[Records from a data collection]
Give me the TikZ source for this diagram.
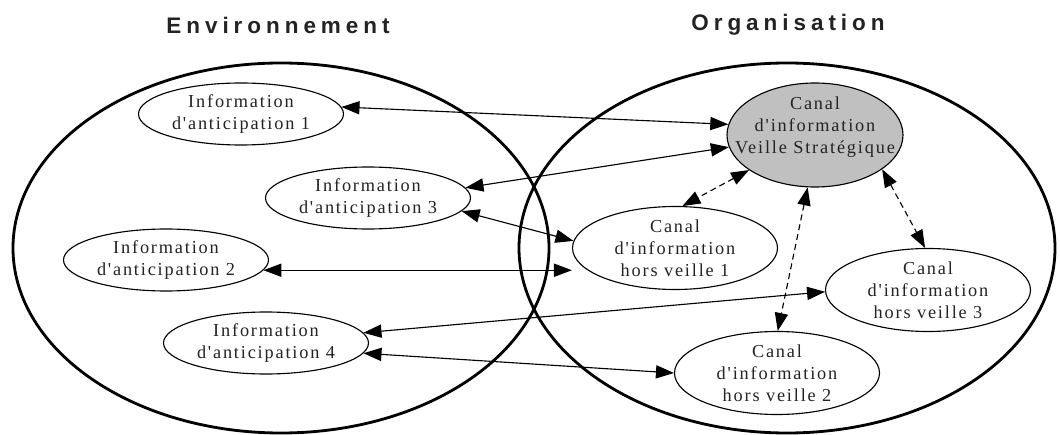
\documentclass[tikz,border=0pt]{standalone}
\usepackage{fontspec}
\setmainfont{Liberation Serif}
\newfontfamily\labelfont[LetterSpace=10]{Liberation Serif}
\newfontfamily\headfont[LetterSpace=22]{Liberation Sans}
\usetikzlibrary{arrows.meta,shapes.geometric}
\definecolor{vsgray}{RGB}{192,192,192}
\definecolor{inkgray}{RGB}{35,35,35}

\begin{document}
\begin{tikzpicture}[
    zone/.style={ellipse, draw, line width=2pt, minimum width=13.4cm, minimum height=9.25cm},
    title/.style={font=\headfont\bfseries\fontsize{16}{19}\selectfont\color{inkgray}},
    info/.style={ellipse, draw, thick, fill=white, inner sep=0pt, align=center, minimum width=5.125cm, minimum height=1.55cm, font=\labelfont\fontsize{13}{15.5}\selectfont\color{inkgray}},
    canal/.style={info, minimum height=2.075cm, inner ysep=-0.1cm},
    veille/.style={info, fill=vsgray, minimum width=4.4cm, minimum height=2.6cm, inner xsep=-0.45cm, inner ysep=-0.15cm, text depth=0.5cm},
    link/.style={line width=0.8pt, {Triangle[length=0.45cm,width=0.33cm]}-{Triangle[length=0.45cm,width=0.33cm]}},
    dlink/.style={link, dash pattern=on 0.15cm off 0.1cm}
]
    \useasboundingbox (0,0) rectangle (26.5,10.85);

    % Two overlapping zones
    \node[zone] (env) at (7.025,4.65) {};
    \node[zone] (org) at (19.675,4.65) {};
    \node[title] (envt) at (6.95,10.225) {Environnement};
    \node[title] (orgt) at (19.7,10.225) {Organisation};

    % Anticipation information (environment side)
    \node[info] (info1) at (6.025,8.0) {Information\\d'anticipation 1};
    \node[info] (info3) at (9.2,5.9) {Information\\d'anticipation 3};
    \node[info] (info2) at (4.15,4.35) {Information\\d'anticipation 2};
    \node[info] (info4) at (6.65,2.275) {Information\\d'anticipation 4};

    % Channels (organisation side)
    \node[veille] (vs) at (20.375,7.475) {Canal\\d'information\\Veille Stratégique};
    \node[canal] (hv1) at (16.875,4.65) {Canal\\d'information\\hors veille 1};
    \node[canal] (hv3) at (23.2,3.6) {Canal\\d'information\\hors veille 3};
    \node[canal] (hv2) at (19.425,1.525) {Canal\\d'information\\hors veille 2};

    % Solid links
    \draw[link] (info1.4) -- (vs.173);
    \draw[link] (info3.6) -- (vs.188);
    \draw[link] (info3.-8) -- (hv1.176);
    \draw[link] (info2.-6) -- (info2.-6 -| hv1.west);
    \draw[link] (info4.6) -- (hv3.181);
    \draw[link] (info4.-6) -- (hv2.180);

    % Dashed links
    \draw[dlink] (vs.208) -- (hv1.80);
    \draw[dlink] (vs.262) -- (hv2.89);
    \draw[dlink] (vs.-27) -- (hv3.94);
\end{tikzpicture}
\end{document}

---

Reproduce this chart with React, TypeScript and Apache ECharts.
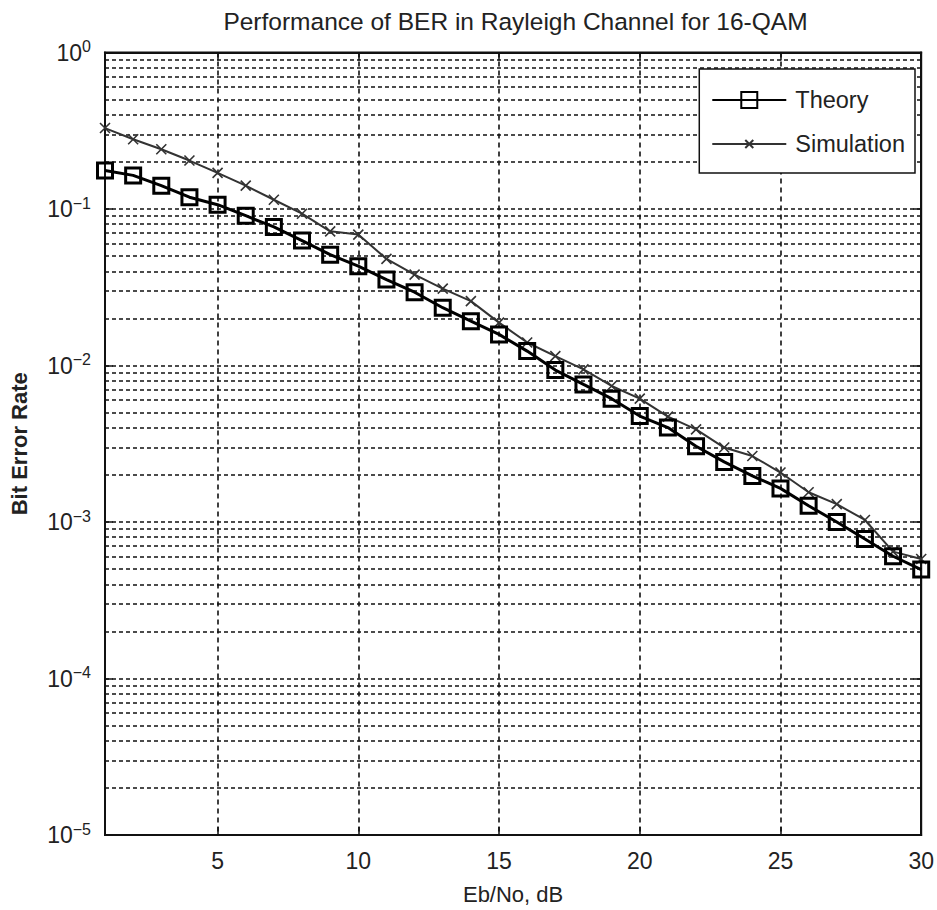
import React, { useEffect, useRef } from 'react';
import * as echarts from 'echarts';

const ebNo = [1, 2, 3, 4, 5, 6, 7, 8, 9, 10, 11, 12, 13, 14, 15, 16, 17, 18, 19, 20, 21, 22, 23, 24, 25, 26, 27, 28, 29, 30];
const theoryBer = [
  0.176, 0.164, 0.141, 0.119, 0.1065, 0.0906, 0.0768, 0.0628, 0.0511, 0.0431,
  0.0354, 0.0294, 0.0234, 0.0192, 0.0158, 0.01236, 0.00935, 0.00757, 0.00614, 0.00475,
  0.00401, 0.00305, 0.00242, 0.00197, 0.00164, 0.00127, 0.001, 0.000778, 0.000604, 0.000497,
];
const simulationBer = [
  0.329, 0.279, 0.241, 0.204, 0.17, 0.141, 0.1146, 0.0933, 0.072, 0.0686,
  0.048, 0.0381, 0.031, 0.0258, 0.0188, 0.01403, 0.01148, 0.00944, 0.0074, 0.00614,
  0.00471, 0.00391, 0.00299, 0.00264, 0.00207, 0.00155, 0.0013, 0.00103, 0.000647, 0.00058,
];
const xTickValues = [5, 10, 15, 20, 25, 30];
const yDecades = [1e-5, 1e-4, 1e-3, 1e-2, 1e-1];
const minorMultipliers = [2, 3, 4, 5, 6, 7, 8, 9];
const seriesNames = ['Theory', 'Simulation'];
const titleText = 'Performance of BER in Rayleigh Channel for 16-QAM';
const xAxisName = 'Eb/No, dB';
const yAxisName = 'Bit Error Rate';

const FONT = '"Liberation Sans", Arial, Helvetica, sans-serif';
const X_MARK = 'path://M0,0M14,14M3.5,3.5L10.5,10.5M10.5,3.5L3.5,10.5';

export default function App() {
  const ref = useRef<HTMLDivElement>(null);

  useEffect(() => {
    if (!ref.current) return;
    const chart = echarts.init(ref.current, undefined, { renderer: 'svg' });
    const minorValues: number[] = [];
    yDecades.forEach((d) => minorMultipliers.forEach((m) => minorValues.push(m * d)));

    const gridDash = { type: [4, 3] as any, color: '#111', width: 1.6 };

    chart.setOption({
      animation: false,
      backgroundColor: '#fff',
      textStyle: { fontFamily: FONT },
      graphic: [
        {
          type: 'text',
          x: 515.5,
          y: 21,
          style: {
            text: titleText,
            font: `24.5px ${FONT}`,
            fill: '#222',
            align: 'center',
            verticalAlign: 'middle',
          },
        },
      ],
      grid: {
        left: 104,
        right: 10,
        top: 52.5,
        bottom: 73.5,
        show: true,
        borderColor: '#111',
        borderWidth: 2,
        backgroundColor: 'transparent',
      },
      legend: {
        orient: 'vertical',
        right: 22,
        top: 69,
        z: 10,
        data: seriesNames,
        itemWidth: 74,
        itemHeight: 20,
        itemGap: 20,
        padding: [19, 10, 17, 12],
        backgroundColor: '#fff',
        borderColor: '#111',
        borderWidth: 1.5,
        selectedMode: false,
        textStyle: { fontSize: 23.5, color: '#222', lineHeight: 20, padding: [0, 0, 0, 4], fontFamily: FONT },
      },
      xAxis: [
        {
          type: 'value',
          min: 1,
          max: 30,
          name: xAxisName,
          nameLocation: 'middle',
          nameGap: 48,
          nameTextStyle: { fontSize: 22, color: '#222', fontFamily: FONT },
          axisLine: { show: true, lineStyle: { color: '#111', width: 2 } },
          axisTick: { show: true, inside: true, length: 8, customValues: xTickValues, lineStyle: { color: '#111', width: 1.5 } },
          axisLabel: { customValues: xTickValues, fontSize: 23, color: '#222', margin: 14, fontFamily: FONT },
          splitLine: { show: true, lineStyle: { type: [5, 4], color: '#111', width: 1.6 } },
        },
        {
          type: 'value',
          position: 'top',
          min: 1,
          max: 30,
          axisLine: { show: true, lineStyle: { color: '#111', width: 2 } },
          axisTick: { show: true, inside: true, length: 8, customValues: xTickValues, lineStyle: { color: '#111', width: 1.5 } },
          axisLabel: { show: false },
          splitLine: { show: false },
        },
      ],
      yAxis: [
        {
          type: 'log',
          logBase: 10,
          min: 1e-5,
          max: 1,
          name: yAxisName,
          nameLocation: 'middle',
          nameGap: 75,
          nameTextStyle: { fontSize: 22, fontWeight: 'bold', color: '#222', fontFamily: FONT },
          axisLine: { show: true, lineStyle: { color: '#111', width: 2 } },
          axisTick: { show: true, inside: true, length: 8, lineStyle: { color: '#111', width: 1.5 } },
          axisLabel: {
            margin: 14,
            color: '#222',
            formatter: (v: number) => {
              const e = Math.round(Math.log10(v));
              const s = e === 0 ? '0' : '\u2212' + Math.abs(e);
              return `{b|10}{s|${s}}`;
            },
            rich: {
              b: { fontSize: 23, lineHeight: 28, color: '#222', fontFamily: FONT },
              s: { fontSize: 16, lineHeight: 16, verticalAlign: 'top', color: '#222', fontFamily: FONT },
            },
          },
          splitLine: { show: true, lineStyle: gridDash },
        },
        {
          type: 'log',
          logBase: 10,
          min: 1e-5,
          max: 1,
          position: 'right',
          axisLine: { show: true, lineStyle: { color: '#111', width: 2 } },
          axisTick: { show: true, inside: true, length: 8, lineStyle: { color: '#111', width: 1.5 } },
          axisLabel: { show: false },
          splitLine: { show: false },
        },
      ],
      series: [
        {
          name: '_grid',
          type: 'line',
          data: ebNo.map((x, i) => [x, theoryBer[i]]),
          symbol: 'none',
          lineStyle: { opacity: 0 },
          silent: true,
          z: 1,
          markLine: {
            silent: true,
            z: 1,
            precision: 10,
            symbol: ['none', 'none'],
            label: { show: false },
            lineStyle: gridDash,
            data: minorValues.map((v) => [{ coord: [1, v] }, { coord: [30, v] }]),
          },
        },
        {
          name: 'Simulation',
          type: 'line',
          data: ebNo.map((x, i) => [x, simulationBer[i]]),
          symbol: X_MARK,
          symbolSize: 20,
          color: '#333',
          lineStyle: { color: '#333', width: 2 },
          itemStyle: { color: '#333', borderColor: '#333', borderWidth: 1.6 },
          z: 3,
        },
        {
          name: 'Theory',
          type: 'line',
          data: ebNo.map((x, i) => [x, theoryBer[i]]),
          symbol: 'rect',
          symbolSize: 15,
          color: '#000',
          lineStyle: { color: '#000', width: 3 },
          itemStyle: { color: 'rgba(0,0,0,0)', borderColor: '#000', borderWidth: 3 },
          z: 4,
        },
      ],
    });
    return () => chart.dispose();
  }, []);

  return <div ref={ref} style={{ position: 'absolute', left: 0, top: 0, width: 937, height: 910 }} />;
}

---

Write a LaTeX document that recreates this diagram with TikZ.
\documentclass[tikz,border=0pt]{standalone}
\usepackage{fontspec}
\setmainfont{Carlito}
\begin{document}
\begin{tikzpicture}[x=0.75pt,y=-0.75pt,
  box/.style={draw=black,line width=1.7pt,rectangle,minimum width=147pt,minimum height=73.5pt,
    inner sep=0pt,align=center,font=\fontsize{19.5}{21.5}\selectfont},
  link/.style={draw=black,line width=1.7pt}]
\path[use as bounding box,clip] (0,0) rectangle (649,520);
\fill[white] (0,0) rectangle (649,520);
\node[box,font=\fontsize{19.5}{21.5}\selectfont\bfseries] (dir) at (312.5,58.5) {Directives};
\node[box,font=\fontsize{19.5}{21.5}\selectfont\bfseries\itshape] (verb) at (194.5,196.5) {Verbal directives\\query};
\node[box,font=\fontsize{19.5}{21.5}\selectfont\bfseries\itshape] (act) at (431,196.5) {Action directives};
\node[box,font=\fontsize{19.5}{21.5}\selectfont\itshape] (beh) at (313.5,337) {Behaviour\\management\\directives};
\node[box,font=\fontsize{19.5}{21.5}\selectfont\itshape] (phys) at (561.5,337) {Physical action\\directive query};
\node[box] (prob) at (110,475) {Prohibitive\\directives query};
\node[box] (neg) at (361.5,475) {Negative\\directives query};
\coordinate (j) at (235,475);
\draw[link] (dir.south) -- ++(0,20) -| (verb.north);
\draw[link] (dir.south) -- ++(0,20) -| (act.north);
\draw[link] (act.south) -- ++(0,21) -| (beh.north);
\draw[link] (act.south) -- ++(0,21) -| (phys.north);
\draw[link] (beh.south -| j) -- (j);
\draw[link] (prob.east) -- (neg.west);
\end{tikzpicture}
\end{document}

◆ Exercise details:
Leave out the pictures, and copy only the lines from the one holding "Give me the TikZ source for this diagram." through the one holding "(0,0) rectangle (26.5,10.85);", exactly as written.

◆ Solution to this problem:
Give me the TikZ source for this diagram.
\documentclass[tikz,border=0pt]{standalone}
\usepackage{fontspec}
\setmainfont{Liberation Serif}
\newfontfamily\labelfont[LetterSpace=10]{Liberation Serif}
\newfontfamily\headfont[LetterSpace=22]{Liberation Sans}
\usetikzlibrary{arrows.meta,shapes.geometric}
\definecolor{vsgray}{RGB}{192,192,192}
\definecolor{inkgray}{RGB}{35,35,35}

\begin{document}
\begin{tikzpicture}[
    zone/.style={ellipse, draw, line width=2pt, minimum width=13.4cm, minimum height=9.25cm},
    title/.style={font=\headfont\bfseries\fontsize{16}{19}\selectfont\color{inkgray}},
    info/.style={ellipse, draw, thick, fill=white, inner sep=0pt, align=center, minimum width=5.125cm, minimum height=1.55cm, font=\labelfont\fontsize{13}{15.5}\selectfont\color{inkgray}},
    canal/.style={info, minimum height=2.075cm, inner ysep=-0.1cm},
    veille/.style={info, fill=vsgray, minimum width=4.4cm, minimum height=2.6cm, inner xsep=-0.45cm, inner ysep=-0.15cm, text depth=0.5cm},
    link/.style={line width=0.8pt, {Triangle[length=0.45cm,width=0.33cm]}-{Triangle[length=0.45cm,width=0.33cm]}},
    dlink/.style={link, dash pattern=on 0.15cm off 0.1cm}
]
    \useasboundingbox (0,0) rectangle (26.5,10.85);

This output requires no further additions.